The application has been filed to bring on record that the ATC judge “relying on a new illegal and malafide investigation report” declared the owners of the Ali Enterprises factory innocent and ruled that the fire was a result of a terrorist attack by the MQM.
“The trial was a mistrial since not all the culprits were tried by the ATC and the conviction of the accused persons was based on a mistrial,” according to the application.
The applicants are seeking a retrial of the “real culprits”, including the owners of the factory and negligent government officials. “The applicant interveners are a necessary and proper party and their presence and assistance will help the court.”
After the fire in 2012, an FIR no 343 of 2012 was registered by the State against the owners and management of the Ali Enterprises Factory and various government officials. In the FIR, the following were identified as causes of the deaths:
The case proceedings took a different turn after an “interrogation report” was made public in 2015 and a new investigation team was formed. The team “promptly and shockingly declared the owners innocent” and charges were framed against the MQM leaders for causing a fire by throwing a chemical substance. “The presence of this chemical substance was remarkably discovered by a lab test, conducted three years after the fire and the extortion was allegedly proven by the payments made by the factory owners to members of the MQM, not before but after the fire,” said the application.
The applicants said that they are fighting for justice for the “264 deceased persons who lost their lives in the fire at Ali Enterprise Factory and 60 persons who were injured.”
The applicants include Husna Khatoon, the wife of Muhammad Waseem who died in the fire, Saeeda Khatoon, the wife of deceased factory worker Ilyas Ali, Muhammad Ishaque, Abdul Aziz Khan, and Muhammad Jameel Ahmed whose fathers died in the fire and Muhammad Hanif who was injured in the fire.
Two-hundred-and-sixty-fours workers were burnt alive in a factory in Karachi’s Baldia Town on September 11, 2012. The factory, Ali Enterprises, is located on Hub River Road and belongs to Abdul Aziz Bhaila and his two sons, Rashid Aziz and Shahid Aziz.

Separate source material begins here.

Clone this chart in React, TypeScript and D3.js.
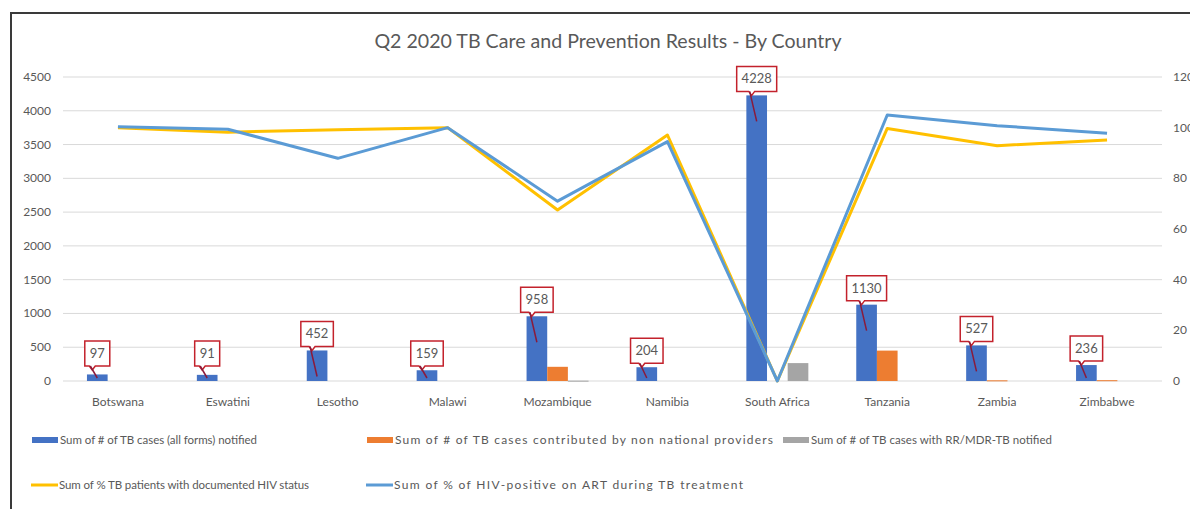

German discount clothing retailer KiK (Kunde ist König, which in English translates into ‘Customer is King’) was the factory’s main customer.
Nine people affiliated with the MQM, including Rauf Siddiqui, Rehman Bhola, a former sector in-charge, and Zubair alias Charya, were charged with setting the garment factory on fire after the factory owners refused to pay them Rs200 million as ‘protection’ money.
Bhola has been convicted of throwing a chemical at the factory and setting it on fire on the instructions of the former chief of the MQM’s Karachi Tanzeemi Committee, Hammad Siddiqui, according to the report of the third JIT formed in the case. The Sindh government has made the report public.
The allegations against the MQM came to light after the 2015 testimony of an MQM worker, Muhammad Rizwan Qureshi alias Pringle. He told investigators that the Baldia factory fire was started after factory owners refused to pay extortion money to party leaders. To investigate these claims, a third JIT was formed comprising members of intelligence agencies and the police.
When the case was first reported, the Bhaila brothers were charged with murder under sections 302 (murder), 435 (mischief by fire or explosives), 436 (mischief by fire or explosives with the intention to destroy a house), 337 (causing hurt), 322 (unintentional death) and 34 (common intent) of the Pakistan Penal Code and the government officials charged with criminal negligence. They were arrested and sent to jail.
After Qureshi’s testimony, however, the trial took a new turn and the murder charges were dropped against the owners. The brothers were granted bail in February 2013 and eventually fled to Dubai and have been living there since. They recorded their statements in the case via video link.